Writing the first draft of a novel involves a lot of idea generation and writing the bare bones of the story, as well as putting the overall structure in place. Sometimes you may come up with a topic or a place or theme you don’t know much about before you write it. I have found mind mapping to be very helpful for this research prior to writing the scene.
Here is a rough mindmap of my research on storms in Arizona. I used the principles in this article on writing about a new place. Although I have been there, it was a long time ago and I have no notes on it.
- I searched for pictures of storms in Arizona and found some great images. I looked through the images and wrote down my thoughts and impressions, what the lightning reminded me of, what was in the background of the pictures.
- This led to an investigation into types of lightning and what each was called, as well as what causes the thunderous noise.
- To ground the storm in a physical place, I searched on the plants and trees of the area the storm would be in, and found pictures and descriptions of saguero cactus, jojoba and other desert plants.
- I listened to sounds of various storms (free sounds here) and wrote down my thoughts, in an attempt to avoid cliche descriptions of rolling thunder.
- I used a Thesaurus to try to uncliche the descriptions I came up with.
- I then wrote around 1000 words of a scene with the storm in the background of the action.

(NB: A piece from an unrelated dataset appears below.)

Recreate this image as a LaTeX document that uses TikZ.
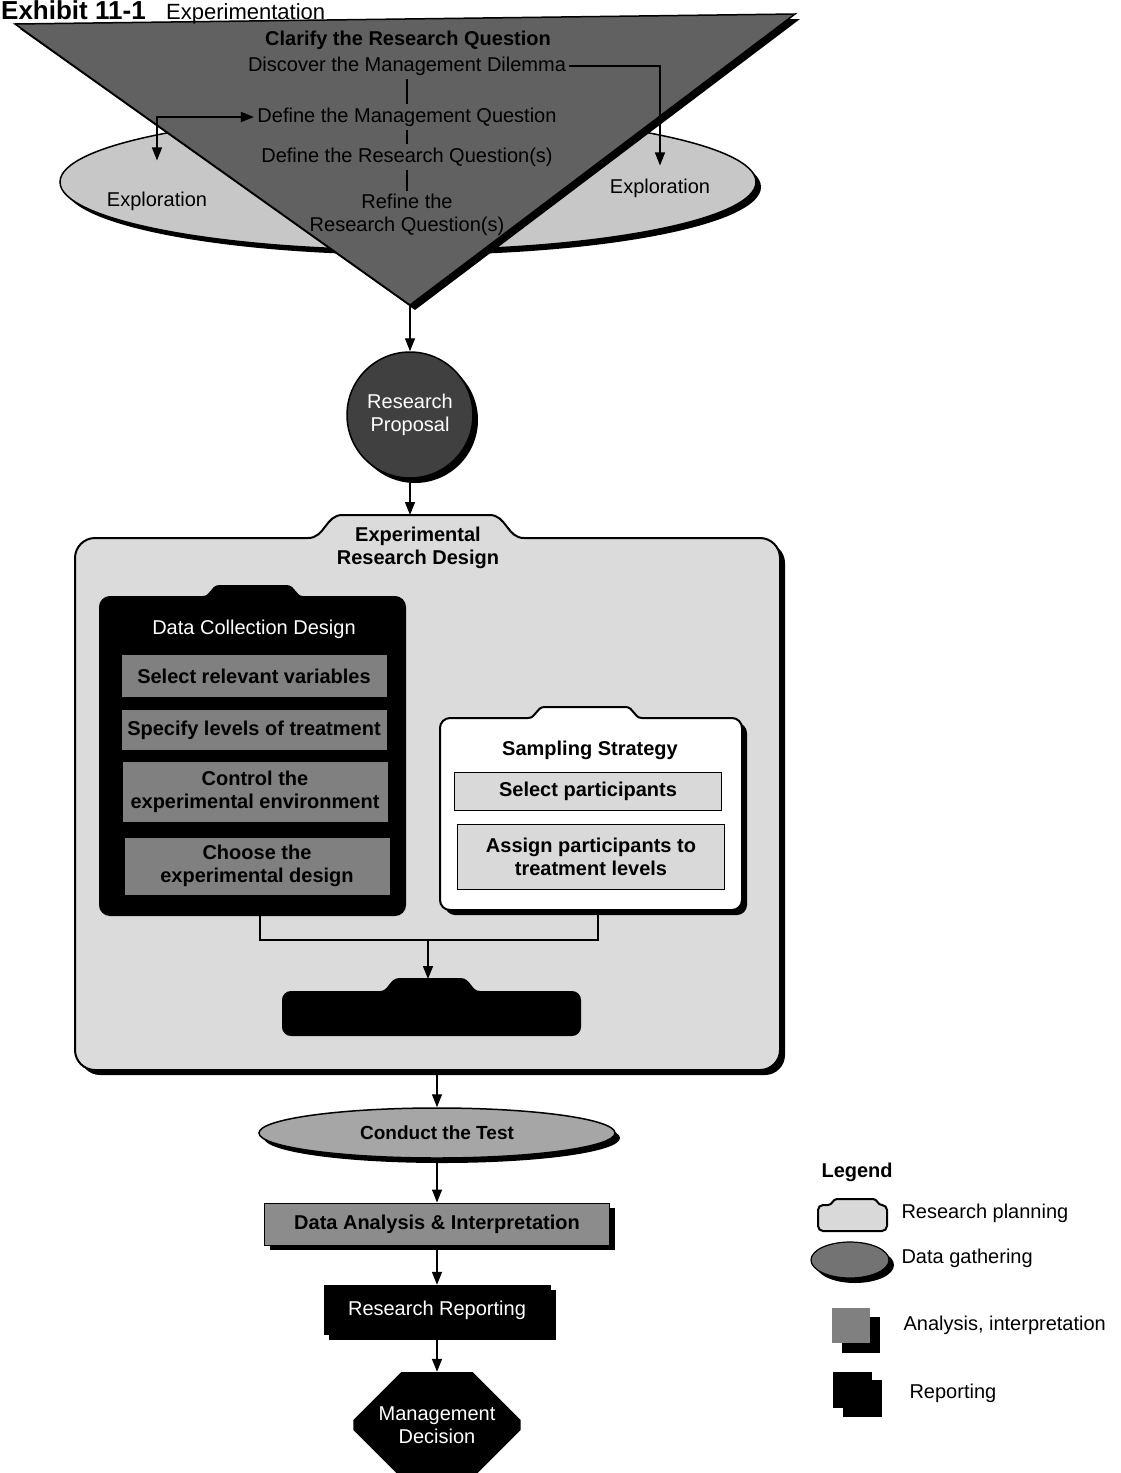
\documentclass[tikz,border=0pt]{standalone}
\usepackage{fontspec}
\setmainfont{Liberation Sans}
\usepackage{tikz}
\usetikzlibrary{
    arrows.meta,
    shapes.geometric,
    shapes.misc,
    shadows
}

% box with a rounded tab on top: options, left, top, right, bottom, tab centre, tab half width, tab height, corner radius
\newcommand{\tabshape}[9]{%
    \path[#1] (#2,{#3+#9}) .. controls (#2,{#3+0.45*#9}) and ({#2+0.45*#9},#3) .. ({#2+#9},#3)
        -- ({#6-#7},#3)
        .. controls ({#6-#7+0.75*#8},#3) and ({#6-#7+0.75*#8},{#3-#8}) .. ({#6-#7+1.5*#8},{#3-#8})
        -- ({#6+#7-1.5*#8},{#3-#8})
        .. controls ({#6+#7-0.75*#8},{#3-#8}) and ({#6+#7-0.75*#8},#3) .. ({#6+#7},#3)
        -- ({#4-#9},#3) .. controls ({#4-0.45*#9},#3) and (#4,{#3+0.45*#9}) .. (#4,{#3+#9})
        -- (#4,{#5-#9}) .. controls (#4,{#5-0.45*#9}) and ({#4-0.45*#9},#5) .. ({#4-#9},#5)
        -- ({#2+#9},#5) .. controls ({#2+0.45*#9},#5) and (#2,{#5-0.45*#9}) .. (#2,{#5-#9})
        -- cycle;}

\begin{document}
\begin{tikzpicture}[x=1pt, y=-1pt,
    arr/.style={->, >={Triangle[length=13pt,width=10pt]}, line width=1.4pt},
    txt/.style={font=\fontsize{20}{23}\selectfont, align=center},
    btxt/.style={font=\fontsize{20}{23}\selectfont\bfseries, align=center},
    dropsh/.style={drop shadow={shadow xshift=5pt, shadow yshift=-5pt, opacity=1, fill=black}},
    dcbox/.style={btxt, fill=black!50, minimum width=265pt, inner sep=2pt},
    spbox/.style={btxt, draw, line width=1pt, fill=black!15, minimum width=267pt, inner sep=2pt}]
            \useasboundingbox (0,0) rectangle (1120,1473);

            % exploration ellipse and question funnel
            \node[ellipse, draw, line width=1.5pt, fill=black!22, dropsh, minimum width=696pt, minimum height=136pt] (expl) at (408,182) {};
            \node[txt, inner sep=0] (exl) at (157,201) {Exploration};
            \node[txt, inner sep=0] (exr) at (660,188) {Exploration};

            \filldraw[line width=1.5pt, fill=black!62, dropsh] (15,24) -- (795,14) -- (410,305) -- cycle;
            \coordinate (tip) at (410,305);

            % title
            \node[anchor=base west, inner sep=0, font=\fontsize{26}{26}\selectfont\bfseries] (exh) at (1,19) {Exhibit 11-1};
            \node[anchor=base west, inner sep=0, font=\fontsize{22}{22}\selectfont] (ttl) at (166,19) {Experimentation};

            \node[btxt] (clar) at (408,40) {Clarify the Research Question};
            \node[txt] (disc) at (407,66) {Discover the Management Dilemma};
            \node[txt] (defm) at (407,117) {Define the Management Question};
            \node[txt] (defr) at (407,157) {Define the Research Question(s)};
            \node[txt] (refn) at (407,215) {Refine the\\Research Question(s)};

            \draw[line width=1.2pt] (disc)--(defm);
            \draw[line width=1.2pt] (defm)--(defr);
            \draw[line width=1.2pt] (defr)--(refn);
            \draw[arr, shorten >=13pt] (disc.east) -| (exr.north);
            \draw[arr, <->, shorten >=31pt] (defm.west) -| (exl.north);

            % proposal
            \node[circle, draw, line width=1.5pt, fill=black!75, dropsh, minimum size=126pt, txt, text=white] (prop) at (410,415) {Research\\Proposal};
            \draw[arr] (tip)--(prop);

            % experimental research design
            \tabshape{draw, line width=2pt, fill=black!14, dropsh}{75}{538}{780}{1070}{416}{108}{23}{20}
            \coordinate (erdtop) at (410,515);
            \coordinate (erdbot) at (437,1070);
            \node[btxt] (erd) at (418,548) {Experimental\\Research Design};
            \draw[arr] (prop)--(erdtop);

            \tabshape{draw, line width=2pt, fill=black}{100}{597}{405}{915}{253}{50}{11}{10}
            \node[txt, text=white] (dcd) at (254,629) {Data Collection Design};
            \node[dcbox, minimum height=42pt] (selv) at (254,676) {Select relevant variables};
            \node[dcbox, minimum height=40pt] (spec) at (254,730) {Specify levels of treatment};
            \node[dcbox, minimum height=60pt] (ctrl) at (255,792) {Control the\\experimental environment};
            \node[dcbox, minimum height=57pt] (chse) at (257,866) {Choose the\\experimental design};

            \tabshape{draw, line width=2pt, fill=white, dropsh}{440}{718}{742}{910}{585}{57}{11}{10}
            \node[btxt] (samp) at (590,750) {Sampling Strategy};
            \node[spbox, minimum height=38pt] (selp) at (588,791) {Select participants};
            \node[spbox, minimum height=65pt] (asgn) at (591,857) {Assign participants to\\treatment levels};

            \coordinate (dcbot) at (260,915);
            \coordinate (spbot) at (598,910);
            \coordinate (join) at (428,940);
            \coordinate (dstop) at (428,979);
            \draw[line width=1.4pt] (dcbot) |- (join) -| (spbot);
            \draw[arr] (join)--(dstop);

            \tabshape{draw, line width=2pt, fill=black}{283}{992}{580}{1035}{430}{50}{13}{8}

            % test, analysis, reporting, decision
            \node[ellipse, draw, line width=1.5pt, fill=black!35, dropsh, minimum width=356pt, minimum height=50pt, btxt, font=\fontsize{19}{22}\selectfont\bfseries] (test) at (437,1133) {Conduct the Test};
            \draw[arr] (erdbot)--(test);

            \node[draw, line width=1pt, fill=black!45, dropsh, minimum width=345pt, minimum height=42pt, btxt] (ana) at (437,1224) {Data Analysis \& Interpretation};
            \draw[arr] (test)--(ana);

            \node[fill=black, dropsh, minimum width=227pt, minimum height=50pt, txt, text=white] (rep) at (437,1310) {Research Reporting};
            \draw[arr] (ana)--(rep);

            \node[chamfered rectangle, fill=black, minimum width=142pt, minimum height=106pt, chamfered rectangle xsep=36pt, chamfered rectangle ysep=26pt, txt, text=white] (dec) at (437,1425) {Management\\Decision};
            \draw[arr] (rep)--(dec);

            % legend
            \node[btxt, anchor=west] (leg) at (818,1172) {Legend};
            \tabshape{draw, line width=2pt, fill=black!15}{818}{1205}{887}{1231}{855}{27}{6}{5}
            \node[txt, anchor=west] (lplan) at (898,1213) {Research planning};
            \node[ellipse, draw, line width=1.2pt, fill=black!55, dropsh, minimum width=78pt, minimum height=36pt] (lgath) at (850,1260) {};
            \node[txt, anchor=west] (lgtxt) at (898,1258) {Data gathering};
            \fill[black] (842,1317) rectangle (880,1353);
            \fill[black!50] (832,1308) rectangle (870,1343);
            \node[txt, anchor=west] (lana) at (900,1325) {Analysis, interpretation};
            \fill[black] (843,1380) rectangle (882,1417);
            \fill[black] (833,1372) rectangle (872,1408);
            \node[txt, anchor=west] (lrep) at (906,1393) {Reporting};
\end{tikzpicture}
\end{document}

It took me a couple of hours of research to actually get this material but I think it was improved by my attempt to ground it in reality as well as get into the storm frame of mind before actually writing.
Mindmaps enable you to brainstorm thoughts and connections before you write in a linear manner.
This helps you to come up with new ideas and phrasing and acts as a guide for your writing when it is time to actually get the word count down.
Do you find mind maps helpful in your writing?